[SOURCE DATA]
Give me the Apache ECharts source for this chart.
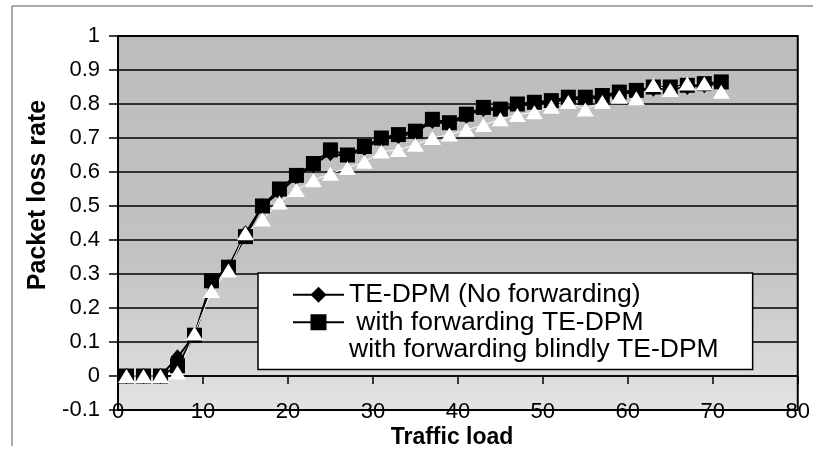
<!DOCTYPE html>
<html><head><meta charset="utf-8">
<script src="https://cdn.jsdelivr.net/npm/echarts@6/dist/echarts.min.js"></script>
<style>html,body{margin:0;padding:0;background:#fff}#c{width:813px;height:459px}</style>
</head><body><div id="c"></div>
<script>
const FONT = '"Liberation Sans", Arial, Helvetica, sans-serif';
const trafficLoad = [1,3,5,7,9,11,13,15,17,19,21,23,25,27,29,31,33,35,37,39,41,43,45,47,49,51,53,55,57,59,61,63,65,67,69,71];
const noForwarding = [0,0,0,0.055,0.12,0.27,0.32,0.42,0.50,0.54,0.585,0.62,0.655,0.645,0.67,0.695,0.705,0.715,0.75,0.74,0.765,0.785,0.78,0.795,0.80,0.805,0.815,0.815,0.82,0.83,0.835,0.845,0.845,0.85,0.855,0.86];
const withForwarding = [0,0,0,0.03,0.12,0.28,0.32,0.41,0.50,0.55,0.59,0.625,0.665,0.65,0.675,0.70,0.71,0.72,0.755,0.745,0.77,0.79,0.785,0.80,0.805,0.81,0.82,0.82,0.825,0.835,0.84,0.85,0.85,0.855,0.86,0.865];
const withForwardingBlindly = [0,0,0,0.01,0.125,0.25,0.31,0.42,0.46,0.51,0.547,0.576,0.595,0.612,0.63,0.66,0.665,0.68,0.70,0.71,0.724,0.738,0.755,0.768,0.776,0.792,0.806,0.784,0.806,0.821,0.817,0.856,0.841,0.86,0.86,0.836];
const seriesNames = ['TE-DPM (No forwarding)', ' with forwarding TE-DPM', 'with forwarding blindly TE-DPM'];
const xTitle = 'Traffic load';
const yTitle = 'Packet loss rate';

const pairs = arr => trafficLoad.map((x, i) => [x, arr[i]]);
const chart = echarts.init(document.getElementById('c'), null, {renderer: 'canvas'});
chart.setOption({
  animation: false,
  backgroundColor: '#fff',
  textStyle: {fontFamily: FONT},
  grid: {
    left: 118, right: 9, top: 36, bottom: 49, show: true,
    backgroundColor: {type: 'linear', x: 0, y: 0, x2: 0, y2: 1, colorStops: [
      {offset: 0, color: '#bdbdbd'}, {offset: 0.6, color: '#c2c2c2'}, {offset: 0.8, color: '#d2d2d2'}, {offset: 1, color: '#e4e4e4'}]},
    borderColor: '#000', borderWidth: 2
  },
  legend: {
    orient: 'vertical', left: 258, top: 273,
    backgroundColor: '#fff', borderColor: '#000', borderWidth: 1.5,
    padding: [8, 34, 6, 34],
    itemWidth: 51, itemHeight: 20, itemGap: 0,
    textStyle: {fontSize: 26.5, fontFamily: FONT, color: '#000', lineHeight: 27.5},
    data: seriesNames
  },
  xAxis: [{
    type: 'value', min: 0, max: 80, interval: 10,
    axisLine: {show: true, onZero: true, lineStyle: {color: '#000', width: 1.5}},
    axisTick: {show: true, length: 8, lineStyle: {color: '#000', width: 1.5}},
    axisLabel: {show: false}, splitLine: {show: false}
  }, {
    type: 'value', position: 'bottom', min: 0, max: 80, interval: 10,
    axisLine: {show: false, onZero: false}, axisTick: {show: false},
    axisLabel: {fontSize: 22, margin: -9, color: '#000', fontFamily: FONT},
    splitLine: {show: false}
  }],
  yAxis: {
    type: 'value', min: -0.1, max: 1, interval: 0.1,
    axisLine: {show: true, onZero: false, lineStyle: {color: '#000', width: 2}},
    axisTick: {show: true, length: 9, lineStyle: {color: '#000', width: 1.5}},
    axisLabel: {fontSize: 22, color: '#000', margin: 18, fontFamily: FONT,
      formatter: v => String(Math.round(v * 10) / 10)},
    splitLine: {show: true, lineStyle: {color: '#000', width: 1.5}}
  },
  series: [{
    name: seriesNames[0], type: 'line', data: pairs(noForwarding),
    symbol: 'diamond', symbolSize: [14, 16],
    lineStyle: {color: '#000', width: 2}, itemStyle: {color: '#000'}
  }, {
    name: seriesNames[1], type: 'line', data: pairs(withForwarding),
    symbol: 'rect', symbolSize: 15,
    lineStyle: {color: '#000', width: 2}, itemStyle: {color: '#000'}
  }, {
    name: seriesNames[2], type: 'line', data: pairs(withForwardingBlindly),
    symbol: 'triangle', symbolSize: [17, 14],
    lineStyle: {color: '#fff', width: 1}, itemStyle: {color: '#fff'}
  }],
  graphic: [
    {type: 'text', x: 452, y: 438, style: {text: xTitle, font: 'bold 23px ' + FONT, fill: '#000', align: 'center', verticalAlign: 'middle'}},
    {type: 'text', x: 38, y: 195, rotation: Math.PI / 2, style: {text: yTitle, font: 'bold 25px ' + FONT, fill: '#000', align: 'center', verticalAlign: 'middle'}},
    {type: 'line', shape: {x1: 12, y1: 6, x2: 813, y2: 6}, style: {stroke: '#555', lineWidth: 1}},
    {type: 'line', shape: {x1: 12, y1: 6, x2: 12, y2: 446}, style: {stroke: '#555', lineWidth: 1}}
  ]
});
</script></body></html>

[AIM] Send back the data above word for word, with the pictures left out.

[FINISHED EXERCISE]
Give me the Apache ECharts source for this chart.
<!DOCTYPE html>
<html><head><meta charset="utf-8">
<script src="https://cdn.jsdelivr.net/npm/echarts@6/dist/echarts.min.js"></script>
<style>html,body{margin:0;padding:0;background:#fff}#c{width:813px;height:459px}</style>
</head><body><div id="c"></div>
<script>
const FONT = '"Liberation Sans", Arial, Helvetica, sans-serif';
const trafficLoad = [1,3,5,7,9,11,13,15,17,19,21,23,25,27,29,31,33,35,37,39,41,43,45,47,49,51,53,55,57,59,61,63,65,67,69,71];
const noForwarding = [0,0,0,0.055,0.12,0.27,0.32,0.42,0.50,0.54,0.585,0.62,0.655,0.645,0.67,0.695,0.705,0.715,0.75,0.74,0.765,0.785,0.78,0.795,0.80,0.805,0.815,0.815,0.82,0.83,0.835,0.845,0.845,0.85,0.855,0.86];
const withForwarding = [0,0,0,0.03,0.12,0.28,0.32,0.41,0.50,0.55,0.59,0.625,0.665,0.65,0.675,0.70,0.71,0.72,0.755,0.745,0.77,0.79,0.785,0.80,0.805,0.81,0.82,0.82,0.825,0.835,0.84,0.85,0.85,0.855,0.86,0.865];
const withForwardingBlindly = [0,0,0,0.01,0.125,0.25,0.31,0.42,0.46,0.51,0.547,0.576,0.595,0.612,0.63,0.66,0.665,0.68,0.70,0.71,0.724,0.738,0.755,0.768,0.776,0.792,0.806,0.784,0.806,0.821,0.817,0.856,0.841,0.86,0.86,0.836];
const seriesNames = ['TE-DPM (No forwarding)', ' with forwarding TE-DPM', 'with forwarding blindly TE-DPM'];
const xTitle = 'Traffic load';
const yTitle = 'Packet loss rate';

const pairs = arr => trafficLoad.map((x, i) => [x, arr[i]]);
const chart = echarts.init(document.getElementById('c'), null, {renderer: 'canvas'});
chart.setOption({
  animation: false,
  backgroundColor: '#fff',
  textStyle: {fontFamily: FONT},
  grid: {
    left: 118, right: 9, top: 36, bottom: 49, show: true,
    backgroundColor: {type: 'linear', x: 0, y: 0, x2: 0, y2: 1, colorStops: [
      {offset: 0, color: '#bdbdbd'}, {offset: 0.6, color: '#c2c2c2'}, {offset: 0.8, color: '#d2d2d2'}, {offset: 1, color: '#e4e4e4'}]},
    borderColor: '#000', borderWidth: 2
  },
  legend: {
    orient: 'vertical', left: 258, top: 273,
    backgroundColor: '#fff', borderColor: '#000', borderWidth: 1.5,
    padding: [8, 34, 6, 34],
    itemWidth: 51, itemHeight: 20, itemGap: 0,
    textStyle: {fontSize: 26.5, fontFamily: FONT, color: '#000', lineHeight: 27.5},
    data: seriesNames
  },
  xAxis: [{
    type: 'value', min: 0, max: 80, interval: 10,
    axisLine: {show: true, onZero: true, lineStyle: {color: '#000', width: 1.5}},
    axisTick: {show: true, length: 8, lineStyle: {color: '#000', width: 1.5}},
    axisLabel: {show: false}, splitLine: {show: false}
  }, {
    type: 'value', position: 'bottom', min: 0, max: 80, interval: 10,
    axisLine: {show: false, onZero: false}, axisTick: {show: false},
    axisLabel: {fontSize: 22, margin: -9, color: '#000', fontFamily: FONT},
    splitLine: {show: false}
  }],
  yAxis: {
    type: 'value', min: -0.1, max: 1, interval: 0.1,
    axisLine: {show: true, onZero: false, lineStyle: {color: '#000', width: 2}},
    axisTick: {show: true, length: 9, lineStyle: {color: '#000', width: 1.5}},
    axisLabel: {fontSize: 22, color: '#000', margin: 18, fontFamily: FONT,
      formatter: v => String(Math.round(v * 10) / 10)},
    splitLine: {show: true, lineStyle: {color: '#000', width: 1.5}}
  },
  series: [{
    name: seriesNames[0], type: 'line', data: pairs(noForwarding),
    symbol: 'diamond', symbolSize: [14, 16],
    lineStyle: {color: '#000', width: 2}, itemStyle: {color: '#000'}
  }, {
    name: seriesNames[1], type: 'line', data: pairs(withForwarding),
    symbol: 'rect', symbolSize: 15,
    lineStyle: {color: '#000', width: 2}, itemStyle: {color: '#000'}
  }, {
    name: seriesNames[2], type: 'line', data: pairs(withForwardingBlindly),
    symbol: 'triangle', symbolSize: [17, 14],
    lineStyle: {color: '#fff', width: 1}, itemStyle: {color: '#fff'}
  }],
  graphic: [
    {type: 'text', x: 452, y: 438, style: {text: xTitle, font: 'bold 23px ' + FONT, fill: '#000', align: 'center', verticalAlign: 'middle'}},
    {type: 'text', x: 38, y: 195, rotation: Math.PI / 2, style: {text: yTitle, font: 'bold 25px ' + FONT, fill: '#000', align: 'center', verticalAlign: 'middle'}},
    {type: 'line', shape: {x1: 12, y1: 6, x2: 813, y2: 6}, style: {stroke: '#555', lineWidth: 1}},
    {type: 'line', shape: {x1: 12, y1: 6, x2: 12, y2: 446}, style: {stroke: '#555', lineWidth: 1}}
  ]
});
</script></body></html>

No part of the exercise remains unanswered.